:: What to work on ::
Every line must be returned precisely as it is written.

◇ ◇ ◇ ◇

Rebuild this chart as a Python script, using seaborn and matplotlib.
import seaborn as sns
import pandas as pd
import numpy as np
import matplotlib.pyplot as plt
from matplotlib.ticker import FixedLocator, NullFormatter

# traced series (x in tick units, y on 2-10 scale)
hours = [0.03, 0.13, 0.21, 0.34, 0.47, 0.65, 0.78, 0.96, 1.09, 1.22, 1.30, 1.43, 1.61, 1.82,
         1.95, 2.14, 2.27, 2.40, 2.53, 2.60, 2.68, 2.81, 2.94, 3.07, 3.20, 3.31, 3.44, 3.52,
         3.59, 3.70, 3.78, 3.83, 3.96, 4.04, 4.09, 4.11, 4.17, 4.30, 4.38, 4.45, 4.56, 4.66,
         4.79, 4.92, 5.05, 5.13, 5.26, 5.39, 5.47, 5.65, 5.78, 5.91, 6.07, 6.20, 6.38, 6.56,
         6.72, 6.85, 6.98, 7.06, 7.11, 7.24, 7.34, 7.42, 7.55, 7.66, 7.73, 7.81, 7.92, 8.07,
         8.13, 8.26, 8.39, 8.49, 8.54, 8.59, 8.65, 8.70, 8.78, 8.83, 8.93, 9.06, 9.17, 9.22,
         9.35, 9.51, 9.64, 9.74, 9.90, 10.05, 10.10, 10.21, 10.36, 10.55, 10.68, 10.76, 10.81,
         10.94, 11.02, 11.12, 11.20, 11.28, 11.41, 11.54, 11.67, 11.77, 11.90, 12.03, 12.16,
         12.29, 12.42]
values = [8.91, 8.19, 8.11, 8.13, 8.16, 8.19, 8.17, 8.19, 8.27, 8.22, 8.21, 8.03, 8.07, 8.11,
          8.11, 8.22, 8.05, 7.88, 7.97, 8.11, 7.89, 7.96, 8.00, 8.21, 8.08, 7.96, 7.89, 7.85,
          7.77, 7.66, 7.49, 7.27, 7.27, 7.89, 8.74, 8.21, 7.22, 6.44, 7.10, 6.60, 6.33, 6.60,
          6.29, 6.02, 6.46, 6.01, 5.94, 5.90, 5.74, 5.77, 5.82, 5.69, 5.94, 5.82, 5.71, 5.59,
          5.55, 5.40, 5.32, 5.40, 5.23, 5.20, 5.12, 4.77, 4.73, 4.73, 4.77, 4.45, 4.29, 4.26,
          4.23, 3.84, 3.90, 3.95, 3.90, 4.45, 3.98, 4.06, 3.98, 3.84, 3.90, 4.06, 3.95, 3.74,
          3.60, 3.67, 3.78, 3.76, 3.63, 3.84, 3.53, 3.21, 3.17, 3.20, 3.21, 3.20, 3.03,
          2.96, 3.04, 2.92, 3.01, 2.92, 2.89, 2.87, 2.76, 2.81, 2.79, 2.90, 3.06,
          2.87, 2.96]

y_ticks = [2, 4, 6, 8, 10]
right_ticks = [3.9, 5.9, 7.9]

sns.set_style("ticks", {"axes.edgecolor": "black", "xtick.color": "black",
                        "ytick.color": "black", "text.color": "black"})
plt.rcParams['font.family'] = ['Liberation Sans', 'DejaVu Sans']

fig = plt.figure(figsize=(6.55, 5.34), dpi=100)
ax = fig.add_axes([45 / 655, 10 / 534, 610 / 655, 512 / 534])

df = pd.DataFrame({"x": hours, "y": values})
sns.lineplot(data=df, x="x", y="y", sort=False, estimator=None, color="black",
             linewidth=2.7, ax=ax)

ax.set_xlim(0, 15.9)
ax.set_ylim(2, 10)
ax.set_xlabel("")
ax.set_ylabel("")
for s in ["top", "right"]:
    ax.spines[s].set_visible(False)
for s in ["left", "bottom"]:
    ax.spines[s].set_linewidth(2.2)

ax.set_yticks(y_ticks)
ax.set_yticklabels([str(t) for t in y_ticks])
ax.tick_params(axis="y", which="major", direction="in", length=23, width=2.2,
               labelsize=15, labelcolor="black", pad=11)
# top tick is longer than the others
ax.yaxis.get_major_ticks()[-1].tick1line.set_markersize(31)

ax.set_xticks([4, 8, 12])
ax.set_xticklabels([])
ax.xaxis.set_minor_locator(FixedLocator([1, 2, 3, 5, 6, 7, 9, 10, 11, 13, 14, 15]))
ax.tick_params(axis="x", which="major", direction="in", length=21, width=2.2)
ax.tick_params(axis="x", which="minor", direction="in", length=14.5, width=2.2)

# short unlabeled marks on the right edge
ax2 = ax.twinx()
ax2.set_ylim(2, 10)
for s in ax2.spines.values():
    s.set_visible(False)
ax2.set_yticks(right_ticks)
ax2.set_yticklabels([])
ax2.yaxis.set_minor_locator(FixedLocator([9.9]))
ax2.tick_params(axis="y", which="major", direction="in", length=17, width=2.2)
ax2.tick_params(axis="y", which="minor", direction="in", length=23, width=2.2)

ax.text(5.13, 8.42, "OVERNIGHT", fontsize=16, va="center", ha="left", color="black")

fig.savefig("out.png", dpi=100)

◇ ◇ ◇ ◇

:: Response ::
Rebuild this chart as a Python script, using seaborn and matplotlib.
import seaborn as sns
import pandas as pd
import numpy as np
import matplotlib.pyplot as plt
from matplotlib.ticker import FixedLocator, NullFormatter

# traced series (x in tick units, y on 2-10 scale)
hours = [0.03, 0.13, 0.21, 0.34, 0.47, 0.65, 0.78, 0.96, 1.09, 1.22, 1.30, 1.43, 1.61, 1.82,
         1.95, 2.14, 2.27, 2.40, 2.53, 2.60, 2.68, 2.81, 2.94, 3.07, 3.20, 3.31, 3.44, 3.52,
         3.59, 3.70, 3.78, 3.83, 3.96, 4.04, 4.09, 4.11, 4.17, 4.30, 4.38, 4.45, 4.56, 4.66,
         4.79, 4.92, 5.05, 5.13, 5.26, 5.39, 5.47, 5.65, 5.78, 5.91, 6.07, 6.20, 6.38, 6.56,
         6.72, 6.85, 6.98, 7.06, 7.11, 7.24, 7.34, 7.42, 7.55, 7.66, 7.73, 7.81, 7.92, 8.07,
         8.13, 8.26, 8.39, 8.49, 8.54, 8.59, 8.65, 8.70, 8.78, 8.83, 8.93, 9.06, 9.17, 9.22,
         9.35, 9.51, 9.64, 9.74, 9.90, 10.05, 10.10, 10.21, 10.36, 10.55, 10.68, 10.76, 10.81,
         10.94, 11.02, 11.12, 11.20, 11.28, 11.41, 11.54, 11.67, 11.77, 11.90, 12.03, 12.16,
         12.29, 12.42]
values = [8.91, 8.19, 8.11, 8.13, 8.16, 8.19, 8.17, 8.19, 8.27, 8.22, 8.21, 8.03, 8.07, 8.11,
          8.11, 8.22, 8.05, 7.88, 7.97, 8.11, 7.89, 7.96, 8.00, 8.21, 8.08, 7.96, 7.89, 7.85,
          7.77, 7.66, 7.49, 7.27, 7.27, 7.89, 8.74, 8.21, 7.22, 6.44, 7.10, 6.60, 6.33, 6.60,
          6.29, 6.02, 6.46, 6.01, 5.94, 5.90, 5.74, 5.77, 5.82, 5.69, 5.94, 5.82, 5.71, 5.59,
          5.55, 5.40, 5.32, 5.40, 5.23, 5.20, 5.12, 4.77, 4.73, 4.73, 4.77, 4.45, 4.29, 4.26,
          4.23, 3.84, 3.90, 3.95, 3.90, 4.45, 3.98, 4.06, 3.98, 3.84, 3.90, 4.06, 3.95, 3.74,
          3.60, 3.67, 3.78, 3.76, 3.63, 3.84, 3.53, 3.21, 3.17, 3.20, 3.21, 3.20, 3.03,
          2.96, 3.04, 2.92, 3.01, 2.92, 2.89, 2.87, 2.76, 2.81, 2.79, 2.90, 3.06,
          2.87, 2.96]

y_ticks = [2, 4, 6, 8, 10]
right_ticks = [3.9, 5.9, 7.9]

sns.set_style("ticks", {"axes.edgecolor": "black", "xtick.color": "black",
                        "ytick.color": "black", "text.color": "black"})
plt.rcParams['font.family'] = ['Liberation Sans', 'DejaVu Sans']

fig = plt.figure(figsize=(6.55, 5.34), dpi=100)
ax = fig.add_axes([45 / 655, 10 / 534, 610 / 655, 512 / 534])

df = pd.DataFrame({"x": hours, "y": values})
sns.lineplot(data=df, x="x", y="y", sort=False, estimator=None, color="black",
             linewidth=2.7, ax=ax)

ax.set_xlim(0, 15.9)
ax.set_ylim(2, 10)
ax.set_xlabel("")
ax.set_ylabel("")
for s in ["top", "right"]:
    ax.spines[s].set_visible(False)
for s in ["left", "bottom"]:
    ax.spines[s].set_linewidth(2.2)

ax.set_yticks(y_ticks)
ax.set_yticklabels([str(t) for t in y_ticks])
ax.tick_params(axis="y", which="major", direction="in", length=23, width=2.2,
               labelsize=15, labelcolor="black", pad=11)
# top tick is longer than the others
ax.yaxis.get_major_ticks()[-1].tick1line.set_markersize(31)

ax.set_xticks([4, 8, 12])
ax.set_xticklabels([])
ax.xaxis.set_minor_locator(FixedLocator([1, 2, 3, 5, 6, 7, 9, 10, 11, 13, 14, 15]))
ax.tick_params(axis="x", which="major", direction="in", length=21, width=2.2)
ax.tick_params(axis="x", which="minor", direction="in", length=14.5, width=2.2)

# short unlabeled marks on the right edge
ax2 = ax.twinx()
ax2.set_ylim(2, 10)
for s in ax2.spines.values():
    s.set_visible(False)
ax2.set_yticks(right_ticks)
ax2.set_yticklabels([])
ax2.yaxis.set_minor_locator(FixedLocator([9.9]))
ax2.tick_params(axis="y", which="major", direction="in", length=17, width=2.2)
ax2.tick_params(axis="y", which="minor", direction="in", length=23, width=2.2)

ax.text(5.13, 8.42, "OVERNIGHT", fontsize=16, va="center", ha="left", color="black")

fig.savefig("out.png", dpi=100)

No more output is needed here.